Thursday, February 16, 2012

Canadian copyright and some suggestion of political sanity

While we have Don Drummond proposing his evisceration of Ontario's public service, we seem to have a glimmer of good news for once from Harper's cronies.

Apparently, they have come to realize that there is no political hay to be made copying the (hopefully) aborted Stop Online Piracy Act bill in Canada, at least as is.  So, for now, they taking the stance that they will be taking a softer tone on online copyright.

After all, they are publicly wavering a bit on the online snooping bill (now facetiously called Bill C-30 "Protecting Children from Internet Predators Act") they want and they could push that as a part of their myopic "law and order" agenda that could work relatively subtly in the background. While I have some misgivings about airing Public Safety Minister Vic Toew's personal dirt in protest of this bill, the fact that his yammering of such childish absolutes as "You either with us or the child pornographers," deserved some kind of answer.  After all, he is implying in that statement that every privacy commission in the country is in support of that kind of crime.

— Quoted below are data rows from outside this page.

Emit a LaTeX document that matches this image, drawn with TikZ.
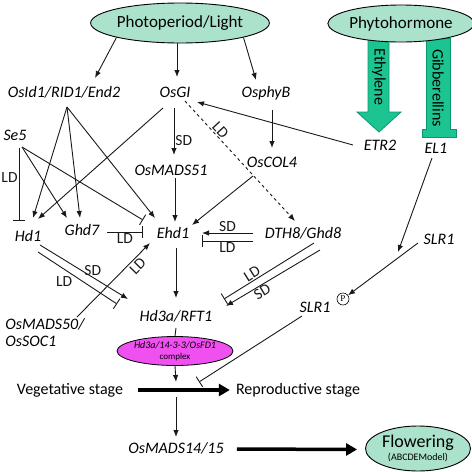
\documentclass[tikz,border=0pt]{standalone}
\usepackage{fontspec}
\setmainfont{Carlito}
\newfontfamily\phosfont{Liberation Serif}
\usepackage{tikz}
\usetikzlibrary{calc}
\usetikzlibrary{arrows.meta}
\usetikzlibrary{shapes.geometric}

\definecolor{mint}{RGB}{170,226,203}
\definecolor{hormone}{RGB}{28,196,146}
\definecolor{hormoneline}{RGB}{12,150,110}
\definecolor{cplxpink}{RGB}{240,80,240}

\begin{document}
\begin{tikzpicture}[x=1pt, y=-1pt, >={Latex[length=7pt,width=5.5pt]},
    gene/.style={font=\fontsize{16}{17}\selectfont\itshape, inner sep=1pt},
    plain/.style={font=\fontsize{16}{18}\selectfont, inner sep=1pt},
    cond/.style={font=\fontsize{15.5}{16}\selectfont, inner sep=1pt},
    oval/.style={ellipse, draw=black, line width=0.9pt, fill=mint, inner sep=0pt},
    link/.style={line width=0.9pt, black!90},
    inh/.style={link, -{Bar[width=12pt]}},
    bold/.style={line width=3.5pt, -{Triangle[length=11pt,width=12pt]}},
]
    \useasboundingbox (0,0) rectangle (472,472);

    % 激素通路的粗箭头
    \filldraw[fill=hormone, draw=hormoneline, line width=0.8pt]
        (368,38) -- (389,38) -- (389,112) -- (401,112) -- (379,132)
        -- (357,112) -- (368,112) -- cycle;
    \filldraw[fill=hormone, draw=hormoneline, line width=0.8pt]
        (426,38) -- (450,38) -- (450,129) -- (456,129) -- (456,137)
        -- (422,137) -- (422,129) -- (426,129) -- cycle;
    \node[plain, rotate=-90] (ethy) at (379,77) {Ethylene};
    \node[plain, rotate=-90] (gibb) at (438,88) {Gibberellins};

    % 椭圆
    \node[oval, minimum width=156, minimum height=40] (photo) at (180,23)
        {\fontsize{17}{18}\selectfont Photoperiod/Light};
    \node[oval, minimum width=133, minimum height=37] (hormo) at (401,23.5)
        {\fontsize{17}{18}\selectfont Phytohormone};

    % 基因
    \node[gene] (osid)  at (64,92)   {OsId1/RID1/End2};
    \node[gene] (osgi)  at (175,92)  {OsGI};
    \node[gene] (phyb)  at (266,93)  {OsphyB};
    \node[gene] (etr)   at (380,145) {ETR2};
    \node[gene] (el)    at (436,148) {EL1};
    \node[gene] (se)    at (15,135)  {Se5};
    \node[gene] (mads51) at (171,170) {OsMADS51};
    \node[gene] (col)   at (272,162) {OsCOL4};
    \node[gene] (hd1)   at (28,236)  {Hd1};
    \node[gene] (ghd7)  at (82,230)  {Ghd7};
    \node[gene] (ehd)   at (173,233) {Ehd1};
    \node[gene] (dth)   at (303,233) {DTH8/Ghd8};
    \node[gene] (slra)  at (439,239) {SLR1};
    \node[gene] (slrb)  at (315,307) {SLR1};
    \node[gene] (hd3a)  at (176,316) {Hd3a/RFT1};
    \node[gene, align=left] (mads50) at (45,333) {OsMADS50/\\OsSOC1};
    \node[gene] (mads14) at (176,448) {OsMADS14/15};
    \node[circle, draw, line width=0.6pt, inner sep=0.3pt, minimum size=12pt,
        font=\phosfont\fontsize{9}{9}\selectfont] (phos) at (343,299) {P};
    \node[ellipse, draw=black, line width=0.8pt, fill=cplxpink, inner sep=0pt,
        minimum width=110, minimum height=29, align=center] (cplx) at (175,351)
        {{\fontsize{10}{10}\selectfont\itshape Hd3a/14-3-3/OsFD1}\\[-1pt]
         {\fontsize{9}{9}\selectfont complex}};
    \node[plain] (veg) at (70,390)  {Vegetative stage};
    \node[plain] (rep) at (298,390) {Reproductive stage};
    \node[oval, minimum width=105, minimum height=45, align=center] (flow) at (418,448.5)
        {{\fontsize{18}{18}\selectfont Flowering}\\[1pt]
         {\fontsize{10}{10}\selectfont (ABCDEModel)}};
    \coordinate (hub) at (176,390);

    % 光周期
    \draw[link, ->] (photo.south west) -- ($(osid)+(31,-14)$);
    \draw[link, ->] ($(photo.south)+(-3,0)$) -- ($(osgi)+(2,-15)$);
    \draw[link, ->] (photo.south east) -- ($(phyb)+(-10,-13)$);
    \draw[link, ->] ($(phyb)+(6,17)$) -- ($(col)+(0,-14)$);
    \draw[link, ->] ($(osgi)+(-1,16)$) -- ($(mads51)+(3,-15)$)
        node[cond, pos=0.7, right] {SD};
    \draw[link, ->, dashed] ($(osgi)+(10,9)$) -- ($(dth)+(-8,-12)$)
        node[cond, pos=0.28, above, sloped] {LD};
    \draw[link, ->] ($(etr)+(-27,0)$) -- ($(osgi)+(22,10)$);

    % 指向 Hd1, Ghd7, Ehd1
    \draw[link, ->] ($(osid)+(3,15)$) -- ($(hd1)+(5,-18)$);
    \draw[link, ->] ($(osid)+(3,15)$) -- ($(ghd7)+(-2,-12)$);
    \draw[link, ->] ($(osid)+(3,15)$) -- ($(ehd)+(-18,-15)$);
    \draw[link, ->] ($(osgi)+(-12,16)$) -- ($(hd1)+(10,-17)$);
    \draw[inh] ($(se)+(4,13)$) -- ($(hd1)+(-9,-15)$)
        node[cond, pos=0.4, left] {LD};
    \draw[link, ->] ($(se)+(7,12)$) -- ($(ghd7)+(-15,-12)$);
    \draw[inh] ($(se)+(7,12)$) -- ($(ehd)+(-30,-13)$);
    \draw[inh] ($(ghd7)+(25,2)$) -- ($(ehd)+(-30,-1)$)
        node[cond, midway, below] {LD};
    \draw[link, ->] ($(mads51)+(4,8)$) -- ($(ehd)+(2,-11)$);
    \draw[link, ->] ($(col)+(-19,14)$) -- ($(ehd)+(19,-8)$);
    \draw[link, ->] ($(dth)+(-50,0)$) -- ($(ehd)+(29,0)$)
        node[cond, midway, above] {SD};
    \draw[inh] ($(dth)+(-50,8)$) -- ($(ehd)+(29,8)$)
        node[cond, midway, below] {LD};
    \draw[link, ->] ($(mads50)+(32,-16)$) -- ($(ehd)+(-23,10)$)
        node[cond, pos=0.76, below=1pt, sloped] {LD};

    % 指向 Hd3a/RFT1
    \draw[link, ->] ($(hd1)+(12,9)$) -- ($(hd3a)+(-48,-17)$)
        node[cond, pos=0.6, above] {SD};
    \draw[inh] ($(hd1)+(10,16)$) -- ($(hd3a)+(-59,-12)$)
        node[cond, pos=0.45, below left] {LD};
    \draw[link, {Bar[width=12pt]}-] ($(hd3a)+(48,-17)$) -- ($(dth)+(11,10)$)
        node[cond, pos=0.35, above, sloped] {LD};
    \draw[link, <-] ($(hd3a)+(50,-10)$) -- ($(dth)+(17,17)$)
        node[cond, pos=0.35, below, sloped] {SD};
    \draw[link, ->] ($(ehd)+(3,15)$) -- ($(hd3a)+(0,-18)$);

    % SLR1
    \draw[link, ->] ($(el)+(-4,10)$) -- ($(slra)+(-41,13)$);
    \draw[link, ->] ($(slra)+(-21,4)$) -- (phos);
    \draw[inh] ($(slrb)+(-13,9)$) -- ($(hub)+(23,-8)$);

    % 开花
    \draw[link] ($(hd3a)+(0,12)$) -- (cplx.north);
    \draw[link, ->] (cplx.south) -- ($(hub)+(0,-8)$);
    \draw[link, ->] ($(hub)+(0,7)$) -- ($(mads14)+(0,-11)$);
    \draw[bold] ($(veg.east)+(14,0)$) -- ($(rep.west)+(-5,0)$);
    \draw[bold] ($(mads14.east)+(12,1)$) -- ($(flow.west)+(-8,1)$);

\end{tikzpicture}
\end{document}
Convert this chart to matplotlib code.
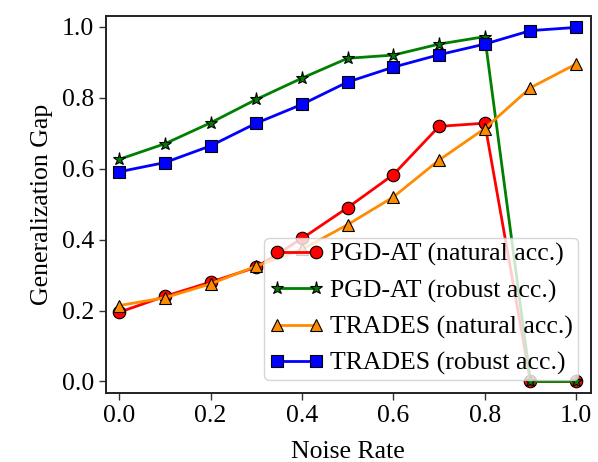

By contrast, there is no way that a copy of SOPA could be overlooked by the Canadian online public if they are suddenly and arbitrarily denied access to YouTube, Wikipedia and Facebook because of copyright violation accusations. Furthermore, the business community would be complaining of the telecommunications and technology industries being put at a severe disadvantage for innovation compared to the Americans, which means businesses like Research In Motion could find themselves in even greater difficulty with foreign competitors. Those kind of changes would cut across all the demographics nowadays and alienate everyone while making the Harperites look like whimps for bowing to foreign pressure so blatantly. That is a combination that even a majority government as arrogant as Harper's would fear.

So, while I am still going to be wary with the upcoming copyright reform, at least now there is some basis for some hope that they will not ape the American copyright hysteria and cripple the internet.

Until, check out Openmedia.ca's efforts to keep the pressure on for some online sanity in our country.